◆ YOUR GOAL: Scan the listing below and copy every line holding "Write".

◆ DATASET RECORDS:

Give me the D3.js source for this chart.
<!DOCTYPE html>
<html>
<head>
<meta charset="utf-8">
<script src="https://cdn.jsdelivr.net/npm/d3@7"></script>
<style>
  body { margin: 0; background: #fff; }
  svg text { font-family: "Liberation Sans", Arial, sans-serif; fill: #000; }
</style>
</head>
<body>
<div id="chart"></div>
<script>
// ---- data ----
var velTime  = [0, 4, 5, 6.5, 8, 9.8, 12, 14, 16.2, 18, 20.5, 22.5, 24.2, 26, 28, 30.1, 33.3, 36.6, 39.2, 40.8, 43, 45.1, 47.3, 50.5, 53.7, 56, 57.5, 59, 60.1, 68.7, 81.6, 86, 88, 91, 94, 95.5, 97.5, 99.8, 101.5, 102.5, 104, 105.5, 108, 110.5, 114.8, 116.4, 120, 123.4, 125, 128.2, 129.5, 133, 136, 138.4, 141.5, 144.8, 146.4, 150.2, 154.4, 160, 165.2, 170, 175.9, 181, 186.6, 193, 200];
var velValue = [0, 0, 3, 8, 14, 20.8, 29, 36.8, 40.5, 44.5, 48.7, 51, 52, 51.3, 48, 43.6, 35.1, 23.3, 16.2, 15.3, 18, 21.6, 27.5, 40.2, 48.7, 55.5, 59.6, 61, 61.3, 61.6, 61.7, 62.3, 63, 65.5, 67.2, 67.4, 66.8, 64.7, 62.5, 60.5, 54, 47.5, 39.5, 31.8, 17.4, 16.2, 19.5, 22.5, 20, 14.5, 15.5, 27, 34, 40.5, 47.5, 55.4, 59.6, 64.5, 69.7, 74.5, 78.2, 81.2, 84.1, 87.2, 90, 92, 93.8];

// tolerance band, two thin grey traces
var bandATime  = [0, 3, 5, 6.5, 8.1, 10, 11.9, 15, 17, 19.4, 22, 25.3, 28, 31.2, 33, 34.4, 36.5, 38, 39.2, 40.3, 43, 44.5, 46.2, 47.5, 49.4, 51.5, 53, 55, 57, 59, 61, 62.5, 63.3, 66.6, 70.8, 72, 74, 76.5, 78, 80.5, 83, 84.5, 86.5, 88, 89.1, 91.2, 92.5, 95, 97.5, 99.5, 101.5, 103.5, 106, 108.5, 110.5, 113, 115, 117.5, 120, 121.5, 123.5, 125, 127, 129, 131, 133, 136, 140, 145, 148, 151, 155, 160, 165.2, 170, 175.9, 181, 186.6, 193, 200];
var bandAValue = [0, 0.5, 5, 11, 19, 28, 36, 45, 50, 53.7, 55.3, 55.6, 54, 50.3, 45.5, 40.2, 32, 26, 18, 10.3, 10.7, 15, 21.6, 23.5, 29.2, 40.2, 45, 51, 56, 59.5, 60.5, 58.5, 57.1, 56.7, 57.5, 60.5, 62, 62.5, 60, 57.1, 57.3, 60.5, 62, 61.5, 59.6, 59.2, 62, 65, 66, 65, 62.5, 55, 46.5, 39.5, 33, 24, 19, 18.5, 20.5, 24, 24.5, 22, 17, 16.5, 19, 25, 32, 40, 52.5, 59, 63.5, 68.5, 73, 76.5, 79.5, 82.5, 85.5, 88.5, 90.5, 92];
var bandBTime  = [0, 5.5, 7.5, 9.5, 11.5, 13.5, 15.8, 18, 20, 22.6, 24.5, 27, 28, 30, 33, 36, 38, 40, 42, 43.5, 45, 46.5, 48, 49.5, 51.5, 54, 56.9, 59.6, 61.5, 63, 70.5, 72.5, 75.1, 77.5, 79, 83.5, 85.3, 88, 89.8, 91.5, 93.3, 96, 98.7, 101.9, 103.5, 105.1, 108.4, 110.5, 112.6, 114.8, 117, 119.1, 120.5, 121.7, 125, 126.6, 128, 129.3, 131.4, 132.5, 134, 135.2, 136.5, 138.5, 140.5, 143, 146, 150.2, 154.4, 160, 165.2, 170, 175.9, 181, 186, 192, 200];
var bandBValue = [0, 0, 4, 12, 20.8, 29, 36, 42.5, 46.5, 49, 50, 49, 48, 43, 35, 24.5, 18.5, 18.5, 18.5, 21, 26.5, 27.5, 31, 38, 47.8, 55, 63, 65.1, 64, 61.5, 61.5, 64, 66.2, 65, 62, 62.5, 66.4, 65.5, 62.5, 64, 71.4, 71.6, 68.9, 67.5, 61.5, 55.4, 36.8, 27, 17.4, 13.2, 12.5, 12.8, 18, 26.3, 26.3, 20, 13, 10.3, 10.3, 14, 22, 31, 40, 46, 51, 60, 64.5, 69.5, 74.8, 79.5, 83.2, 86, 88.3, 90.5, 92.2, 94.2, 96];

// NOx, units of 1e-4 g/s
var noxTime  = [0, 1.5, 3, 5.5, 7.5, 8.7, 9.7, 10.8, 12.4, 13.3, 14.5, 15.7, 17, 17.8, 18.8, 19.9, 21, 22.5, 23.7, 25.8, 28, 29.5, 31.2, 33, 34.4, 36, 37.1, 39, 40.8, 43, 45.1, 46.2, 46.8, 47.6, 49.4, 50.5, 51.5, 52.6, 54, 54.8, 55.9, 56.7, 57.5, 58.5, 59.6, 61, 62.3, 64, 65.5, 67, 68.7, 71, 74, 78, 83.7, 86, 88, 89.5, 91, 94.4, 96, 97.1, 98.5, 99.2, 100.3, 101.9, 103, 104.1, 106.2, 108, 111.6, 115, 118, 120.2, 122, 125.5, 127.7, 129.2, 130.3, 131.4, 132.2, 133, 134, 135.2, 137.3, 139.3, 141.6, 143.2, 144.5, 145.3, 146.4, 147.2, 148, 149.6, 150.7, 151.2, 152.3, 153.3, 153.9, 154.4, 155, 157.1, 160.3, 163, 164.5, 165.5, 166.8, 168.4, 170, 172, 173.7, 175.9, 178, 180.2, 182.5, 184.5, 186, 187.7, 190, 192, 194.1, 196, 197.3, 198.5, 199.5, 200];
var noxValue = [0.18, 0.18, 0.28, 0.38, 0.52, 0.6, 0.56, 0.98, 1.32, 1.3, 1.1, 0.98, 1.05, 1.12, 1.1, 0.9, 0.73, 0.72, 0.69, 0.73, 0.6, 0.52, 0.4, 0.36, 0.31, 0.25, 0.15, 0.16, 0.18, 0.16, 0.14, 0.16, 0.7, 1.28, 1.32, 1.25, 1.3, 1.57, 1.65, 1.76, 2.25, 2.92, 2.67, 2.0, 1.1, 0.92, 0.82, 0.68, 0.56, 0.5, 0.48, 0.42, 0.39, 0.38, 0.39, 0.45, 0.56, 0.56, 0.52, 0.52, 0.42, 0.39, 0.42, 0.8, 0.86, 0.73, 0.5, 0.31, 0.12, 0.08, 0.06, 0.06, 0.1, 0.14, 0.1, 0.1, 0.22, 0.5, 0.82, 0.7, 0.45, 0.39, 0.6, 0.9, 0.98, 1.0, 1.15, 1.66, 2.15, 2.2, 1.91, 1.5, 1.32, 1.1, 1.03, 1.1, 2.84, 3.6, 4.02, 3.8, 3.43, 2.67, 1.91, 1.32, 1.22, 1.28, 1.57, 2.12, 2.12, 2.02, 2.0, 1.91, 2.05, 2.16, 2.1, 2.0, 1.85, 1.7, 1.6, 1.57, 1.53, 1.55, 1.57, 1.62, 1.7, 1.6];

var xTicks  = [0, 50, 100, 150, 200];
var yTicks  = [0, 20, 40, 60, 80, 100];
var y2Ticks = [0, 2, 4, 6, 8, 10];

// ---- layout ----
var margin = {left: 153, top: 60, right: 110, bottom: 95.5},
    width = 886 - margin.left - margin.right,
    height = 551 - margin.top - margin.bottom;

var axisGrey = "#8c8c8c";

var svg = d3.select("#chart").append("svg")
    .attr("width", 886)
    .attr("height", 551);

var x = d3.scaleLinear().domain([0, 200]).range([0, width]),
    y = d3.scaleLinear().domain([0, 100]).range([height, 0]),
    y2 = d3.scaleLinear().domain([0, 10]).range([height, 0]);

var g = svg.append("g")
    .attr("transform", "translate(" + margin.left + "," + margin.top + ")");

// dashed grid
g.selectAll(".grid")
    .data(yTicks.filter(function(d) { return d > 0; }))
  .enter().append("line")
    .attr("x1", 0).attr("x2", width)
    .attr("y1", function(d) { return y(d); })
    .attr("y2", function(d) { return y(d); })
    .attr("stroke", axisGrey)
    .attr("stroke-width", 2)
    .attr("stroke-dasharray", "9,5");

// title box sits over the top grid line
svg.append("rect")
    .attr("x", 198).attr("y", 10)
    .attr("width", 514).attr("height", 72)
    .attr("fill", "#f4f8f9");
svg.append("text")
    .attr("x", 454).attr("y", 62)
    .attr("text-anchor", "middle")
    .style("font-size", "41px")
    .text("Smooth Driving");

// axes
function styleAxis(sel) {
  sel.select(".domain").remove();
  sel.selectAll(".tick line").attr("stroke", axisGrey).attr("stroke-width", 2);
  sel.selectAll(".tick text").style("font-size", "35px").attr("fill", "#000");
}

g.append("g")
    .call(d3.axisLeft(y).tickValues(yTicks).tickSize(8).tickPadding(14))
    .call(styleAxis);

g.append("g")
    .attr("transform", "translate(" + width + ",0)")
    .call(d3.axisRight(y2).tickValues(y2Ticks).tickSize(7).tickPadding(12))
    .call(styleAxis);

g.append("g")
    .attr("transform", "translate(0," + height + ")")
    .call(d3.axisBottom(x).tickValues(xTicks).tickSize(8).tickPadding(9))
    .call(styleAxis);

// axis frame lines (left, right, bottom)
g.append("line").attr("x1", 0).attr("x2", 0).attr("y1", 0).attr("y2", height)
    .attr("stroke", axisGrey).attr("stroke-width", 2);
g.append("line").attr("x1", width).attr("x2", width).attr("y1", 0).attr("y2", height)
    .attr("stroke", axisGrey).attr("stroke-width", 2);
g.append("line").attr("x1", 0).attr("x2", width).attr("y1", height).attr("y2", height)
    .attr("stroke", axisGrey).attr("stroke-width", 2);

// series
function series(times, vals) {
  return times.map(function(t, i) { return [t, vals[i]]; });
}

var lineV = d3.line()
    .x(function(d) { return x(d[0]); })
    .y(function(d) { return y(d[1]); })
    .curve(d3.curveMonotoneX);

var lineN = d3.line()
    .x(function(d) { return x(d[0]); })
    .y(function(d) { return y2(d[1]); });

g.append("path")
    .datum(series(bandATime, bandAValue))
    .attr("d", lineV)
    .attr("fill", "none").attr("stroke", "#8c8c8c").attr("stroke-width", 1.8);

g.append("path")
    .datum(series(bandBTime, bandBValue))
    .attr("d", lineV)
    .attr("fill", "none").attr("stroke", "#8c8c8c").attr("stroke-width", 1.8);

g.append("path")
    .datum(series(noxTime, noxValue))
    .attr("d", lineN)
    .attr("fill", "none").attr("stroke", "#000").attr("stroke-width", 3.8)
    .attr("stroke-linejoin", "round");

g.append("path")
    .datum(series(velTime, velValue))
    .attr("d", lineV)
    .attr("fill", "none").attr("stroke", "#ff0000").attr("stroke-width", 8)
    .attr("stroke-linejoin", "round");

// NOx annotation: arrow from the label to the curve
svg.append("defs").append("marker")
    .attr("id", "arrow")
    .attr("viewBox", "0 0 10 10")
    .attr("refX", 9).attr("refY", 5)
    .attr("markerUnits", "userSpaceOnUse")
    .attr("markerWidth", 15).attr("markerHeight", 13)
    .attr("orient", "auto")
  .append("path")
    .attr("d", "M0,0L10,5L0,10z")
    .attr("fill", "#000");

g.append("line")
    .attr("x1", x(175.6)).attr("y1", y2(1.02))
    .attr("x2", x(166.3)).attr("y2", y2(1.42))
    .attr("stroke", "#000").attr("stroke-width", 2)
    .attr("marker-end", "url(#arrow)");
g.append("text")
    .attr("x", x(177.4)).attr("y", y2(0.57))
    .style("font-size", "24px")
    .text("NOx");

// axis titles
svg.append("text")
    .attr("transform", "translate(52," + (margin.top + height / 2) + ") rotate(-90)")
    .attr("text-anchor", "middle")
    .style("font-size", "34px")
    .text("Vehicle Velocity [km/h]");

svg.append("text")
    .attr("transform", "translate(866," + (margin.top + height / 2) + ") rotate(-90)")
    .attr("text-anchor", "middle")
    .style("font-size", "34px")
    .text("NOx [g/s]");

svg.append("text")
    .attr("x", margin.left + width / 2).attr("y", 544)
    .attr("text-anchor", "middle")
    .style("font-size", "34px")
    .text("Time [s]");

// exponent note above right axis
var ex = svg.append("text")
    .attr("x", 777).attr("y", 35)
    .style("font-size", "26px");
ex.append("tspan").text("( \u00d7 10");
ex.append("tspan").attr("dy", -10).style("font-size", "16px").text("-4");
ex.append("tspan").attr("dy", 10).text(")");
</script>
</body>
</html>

* * *

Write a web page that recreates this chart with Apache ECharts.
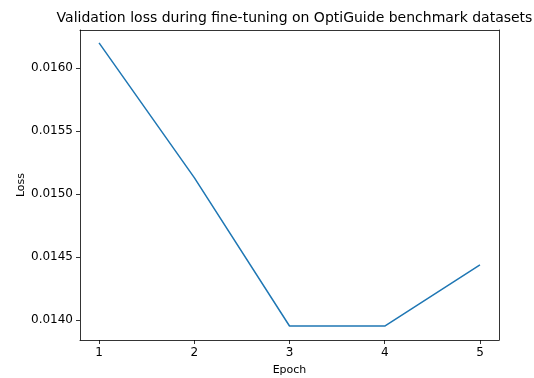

* * *

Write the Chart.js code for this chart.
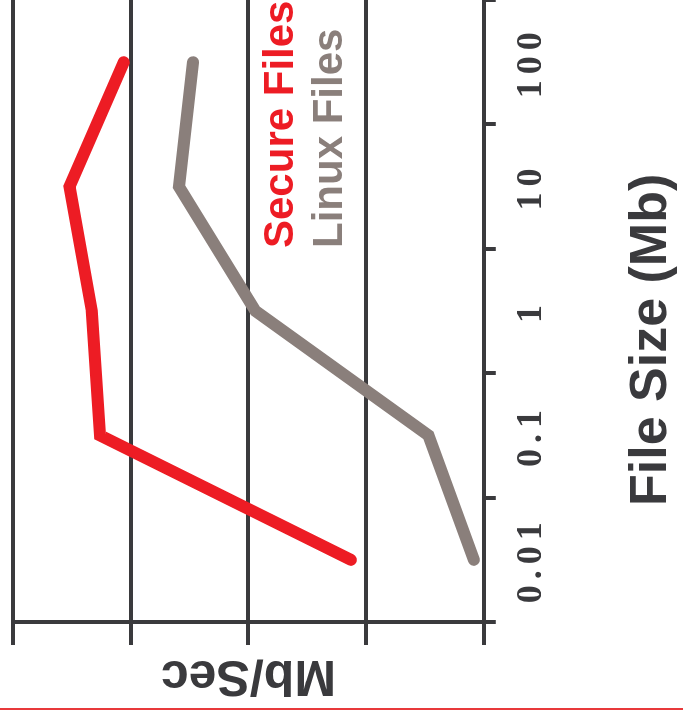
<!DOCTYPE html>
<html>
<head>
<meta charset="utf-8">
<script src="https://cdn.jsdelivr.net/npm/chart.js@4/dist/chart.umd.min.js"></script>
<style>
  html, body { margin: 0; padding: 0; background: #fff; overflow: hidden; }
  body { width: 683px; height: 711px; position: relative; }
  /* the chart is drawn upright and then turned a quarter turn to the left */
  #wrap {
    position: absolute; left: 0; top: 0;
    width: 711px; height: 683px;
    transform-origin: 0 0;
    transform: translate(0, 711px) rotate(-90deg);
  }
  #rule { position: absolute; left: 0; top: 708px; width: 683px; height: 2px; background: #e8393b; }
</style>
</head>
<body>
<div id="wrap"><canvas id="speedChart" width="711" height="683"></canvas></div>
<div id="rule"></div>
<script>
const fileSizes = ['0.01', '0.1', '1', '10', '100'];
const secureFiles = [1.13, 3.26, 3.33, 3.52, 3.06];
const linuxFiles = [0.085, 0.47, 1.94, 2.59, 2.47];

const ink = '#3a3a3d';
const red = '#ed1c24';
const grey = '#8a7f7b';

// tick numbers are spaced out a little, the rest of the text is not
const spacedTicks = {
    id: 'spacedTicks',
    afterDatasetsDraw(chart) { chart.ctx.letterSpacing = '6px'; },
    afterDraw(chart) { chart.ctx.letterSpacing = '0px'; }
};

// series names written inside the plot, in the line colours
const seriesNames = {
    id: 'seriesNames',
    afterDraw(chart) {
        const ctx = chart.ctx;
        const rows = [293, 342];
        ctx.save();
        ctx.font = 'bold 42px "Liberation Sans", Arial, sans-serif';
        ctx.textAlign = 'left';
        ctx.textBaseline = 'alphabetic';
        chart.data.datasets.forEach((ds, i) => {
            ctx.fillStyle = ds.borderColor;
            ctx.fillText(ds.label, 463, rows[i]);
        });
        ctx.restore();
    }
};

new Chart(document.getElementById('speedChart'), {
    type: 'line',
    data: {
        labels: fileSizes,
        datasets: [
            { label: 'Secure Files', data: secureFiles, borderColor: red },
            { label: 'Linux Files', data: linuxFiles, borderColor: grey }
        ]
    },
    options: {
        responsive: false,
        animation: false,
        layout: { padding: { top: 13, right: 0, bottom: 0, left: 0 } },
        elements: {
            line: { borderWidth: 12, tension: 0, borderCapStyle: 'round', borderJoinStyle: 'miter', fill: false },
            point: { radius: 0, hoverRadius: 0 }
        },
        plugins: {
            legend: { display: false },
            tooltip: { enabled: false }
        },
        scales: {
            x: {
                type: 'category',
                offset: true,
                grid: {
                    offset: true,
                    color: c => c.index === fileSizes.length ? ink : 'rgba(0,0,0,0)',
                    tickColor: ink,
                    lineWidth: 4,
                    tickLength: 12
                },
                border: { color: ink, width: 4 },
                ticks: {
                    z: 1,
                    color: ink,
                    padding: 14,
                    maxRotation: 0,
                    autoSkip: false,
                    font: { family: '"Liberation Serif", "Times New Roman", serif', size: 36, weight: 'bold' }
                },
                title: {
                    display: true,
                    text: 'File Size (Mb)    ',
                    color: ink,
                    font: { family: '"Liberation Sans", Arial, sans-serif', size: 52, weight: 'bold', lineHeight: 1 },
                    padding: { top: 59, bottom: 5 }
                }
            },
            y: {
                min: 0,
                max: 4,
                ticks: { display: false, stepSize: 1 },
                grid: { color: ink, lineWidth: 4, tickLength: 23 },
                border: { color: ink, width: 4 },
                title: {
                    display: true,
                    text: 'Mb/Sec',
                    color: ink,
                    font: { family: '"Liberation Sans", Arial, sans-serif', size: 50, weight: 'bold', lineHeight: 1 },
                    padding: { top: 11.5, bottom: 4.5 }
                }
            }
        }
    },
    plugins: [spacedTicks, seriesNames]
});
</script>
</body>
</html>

◆ EXERCISE RESULT:
Write a web page that recreates this chart with Apache ECharts.
Write the Chart.js code for this chart.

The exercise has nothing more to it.